Saturday, on national TV, veteran home plate ump Chad Whitson did humanity no favors.
And the game of baseball changed, forever.
In last night's 3-1 Yankee win over San Francisco, seven Automatic Ball and Strike challenges reversed calls by umpire Whitson. One, in the 3rd, turned a called-third strike on Trent Grisham into ball three, leading to a walk and a run. Another, in the 9th, nearly led to a Giants rally. Whitson started the game as its Supreme and Undisputed Boss. He finished looking like a castrated flyspeck, a vestigial organ perched ornamentally behind the catcher.
Never again will home plate bullies - the mistake-prone Richie Garcia or the arrogant "Cowboy" Joe West - decide the outcome of ball games.
From now on, the faceless, lifeless eyeball of A.I. - the HAL 9000 of sports: ("I'm sorry, Dave, I'm afraid I can't do that") - will overturn calls that were accepted for more than a century.
From now on, a K is not a K, until the ABS challenge is complete.
And damn... here's the rub:
I dunno if we should celebrate this... or fight it with all we got.
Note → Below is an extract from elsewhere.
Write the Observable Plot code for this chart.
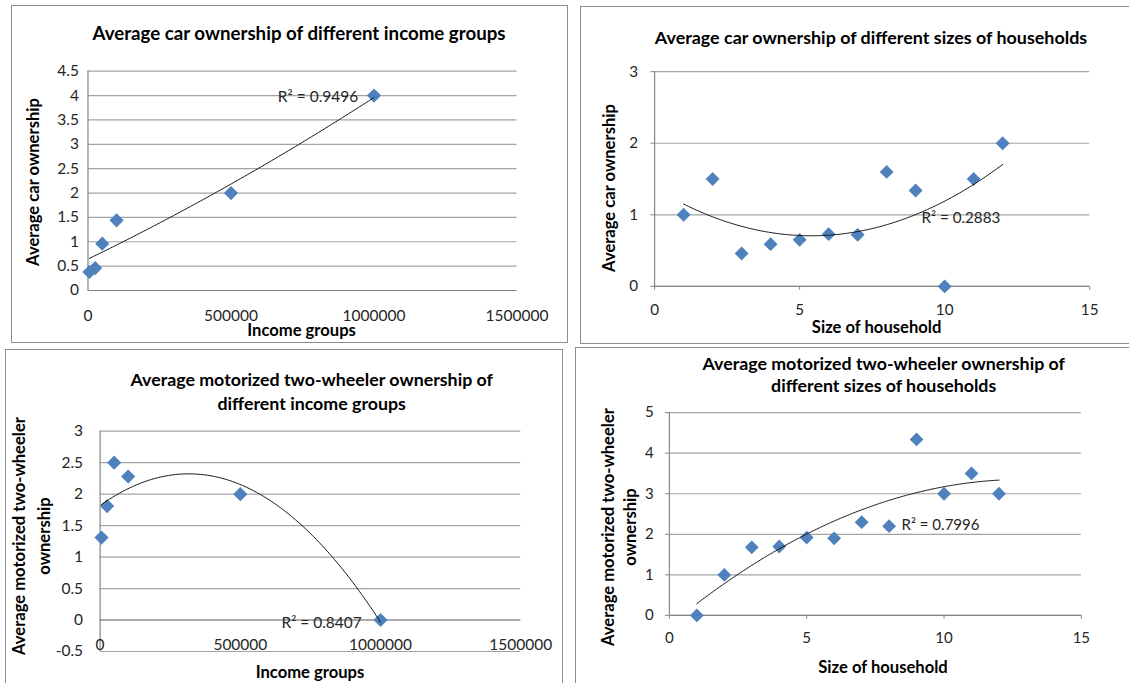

Soon, every stat, every outcome, every disputed play that was to eventually become a vagary of the game... they'll be gone. Someone will hit .400. Or a pitcher will throw back-to-back perfect games. Everything we once took for granted will be subject to review. Baseball history is no more.
This week, the Yankees swept SF. But the real winner was The Machine. For now, teams are allowed only two wrongful challenges per game. That rule will not hold. After all, why should a bad call in the ninth - or any time - be allowed?
Every fan remembers at least one at-bat - a called third strike in the dirt, or a bases loaded walk, right down the middle - so botched by the home ump that we screamed at the TV and kicked the puppy, and - frankly, we will take the outrage to our graves. Never again, right? Well, we'll soon get our wish.
But I wonder: Did baseball just kick humanity in the balls?

1 comment:
I, for one, welcome our machine masters. Especially since human umps can suck so incredibly bad. It's a tough job, I'm sure, but I'd rather have a game called correctly than turn into the NFL, where refs routinely decide games with their questionable--sometimes suspiciously so--penalty calls. But I don't see that problem solved anytime soon. Replays alone won't do it. In both baseball and football, we've seen bad calls upheld by humans looking at multiple video angles, unable to determine what really happened.
That, I suppose, may always be with us. But let's eliminate it as much as we can.